Malevolence
Director: Stevan Mena
Anchor Bay 2004
We've got to hide. Where? How bout in Bumfuck?
Add a blood-soaked potato sack mask, cracked-out synth effects, and here we've got Stevan Mena's throwback to the roots of '70s & '80s slasher flicks. Now, when one works with essentially derivative material, there is a precarious straddle between homage and rip-off, but paying respect is better when the references and allusions are obscure and hard to notice - not squirted right in your eye like blood out a stab wound. Damn, that's sticky syrup. Are you copacetic with the idea of Mena grinding up all Friday the 13 ths and Tobe Hooper's Texas Chainsaw Massacre and pouring it into one of those big colostomy bags you've seen firsthand if you've ever had a crush on a girl at Taco Bell?
The production is simple. The plot is contorted. And every slasher movie requires you to not expect much. It's cheap and trashy but so are Bumfuck and sorority girls. When a dead man falling out of a closet makes people applaud you know you're not making the right impact with your picture.
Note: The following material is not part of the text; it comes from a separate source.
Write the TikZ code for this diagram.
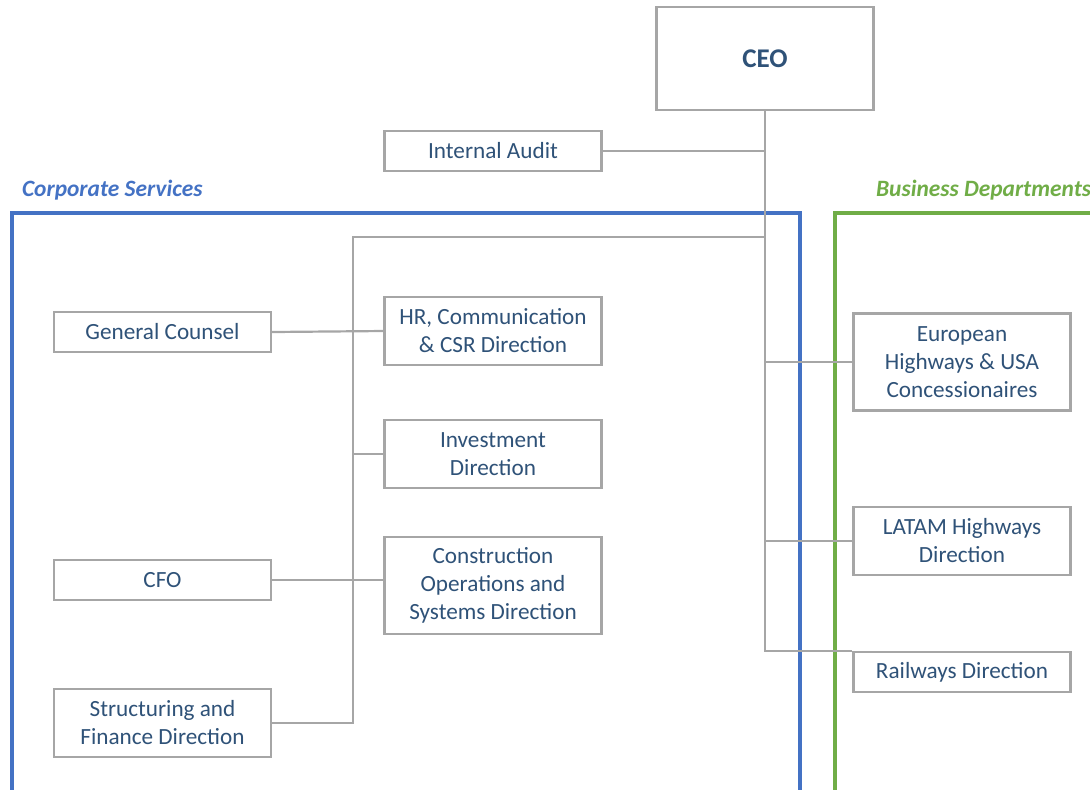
\documentclass[tikz,border=0pt]{standalone}
\usepackage{fontspec}
\setmainfont{Carlito}
\definecolor{orgText}{RGB}{47,82,120}
\definecolor{orgLine}{RGB}{166,166,166}
\definecolor{corpBlue}{RGB}{68,114,196}
\definecolor{busGreen}{RGB}{112,173,71}
\usetikzlibrary{positioning,calc}

\begin{document}
\begin{tikzpicture}[x=0.5pt, y=-0.5pt,
  unit/.style={draw=orgLine, line width=1.2pt, fill=white, text=orgText,
               align=center, inner sep=2pt, minimum width=108.5pt,
               font=\fontsize{11.6}{14}\selectfont},
  link/.style={draw=orgLine, line width=1.1pt},
  group/.style={line width=1.6pt},
  grouplabel/.style={anchor=west, font=\fontsize{11.7}{13}\selectfont\bfseries\itshape}
]
  \useasboundingbox (0,0) rectangle (1090,789);

  % group frames
  \draw[group, draw=corpBlue]  (12,800) |- (800,213) -- (800,800);
  \draw[group, draw=busGreen]  (835,800) |- (1100,213);
  \node[grouplabel, text=corpBlue] (corp) at (15,190)  {Corporate Services};
  \node[grouplabel, text=busGreen] (bus)  at (869,190) {Business Departments};

  % units
  \node[unit, minimum height=51.5pt, font=\fontsize{13.5}{16}\selectfont\bfseries]
                                   (ceo)   at (765,58.5) {CEO};
  \node[unit, minimum height=20pt] (audit) at (493,151)   {Internal Audit};
  \node[unit, minimum height=20pt] (gc)    at (162.5,332) {General Counsel};
  \node[unit, minimum height=34pt] (hr)    at (493,331)   {HR, Communication\\\& CSR Direction};
  \node[unit, minimum height=34pt] (inv)   at (493,454)   {Investment\\Direction};
  \node[unit, minimum height=20pt] (cfo)   at (162.5,580) {CFO};
  \node[unit, minimum height=48.5pt] (cons) at (493,585.5) {Construction\\Operations and\\Systems Direction};
  \node[unit, minimum height=34pt] (sfd)   at (162.5,723) {Structuring and\\Finance Direction};
  \node[unit, minimum height=48.5pt] (eu)  at (962,362)   {European\\Highways \& USA\\Concessionaires};
  \node[unit, minimum height=34pt] (latam) at (962,541)   {LATAM Highways\\Direction};
  \node[unit, minimum height=20pt] (rail)  at (962,672)   {Railways Direction};

  \coordinate (csbus) at (353,237);

  % connectors
  \draw[link] (ceo.south) |- (rail.north west);
  \draw[link] (audit.east) -- (audit.east -| ceo.south);
  \draw[link] (ceo.south |- csbus) -- (csbus) |- (sfd.east);
  \draw[link] (gc.east) -- (hr.west);
  \draw[link] (csbus |- inv.west) -- (inv.west);
  \draw[link] (cfo.east) -- (cfo.east -| cons.west);
  \draw[link] (ceo.south |- eu.west) -- (eu.west);
  \draw[link] (ceo.south |- latam.west) -- (latam.west);
\end{tikzpicture}
\end{document}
SAVE the horror genre by keeping all these Van Wilders from remaking the classics, and place Malevolence above any of these "updates" that make their originals high-gloss by comparison. This is a lazy stab at making you twinge, but it squeezes new blood from a genre that Scream lapped up like an overqualified janitor. But oh, who's got the butcher knife now? Admire the onslaught; it comes when you feel most comfortable, and real-deal midnight shows likes this cheapo are history alongside horror-fan attics like "Monster Vision" and "Tales From the Crypt."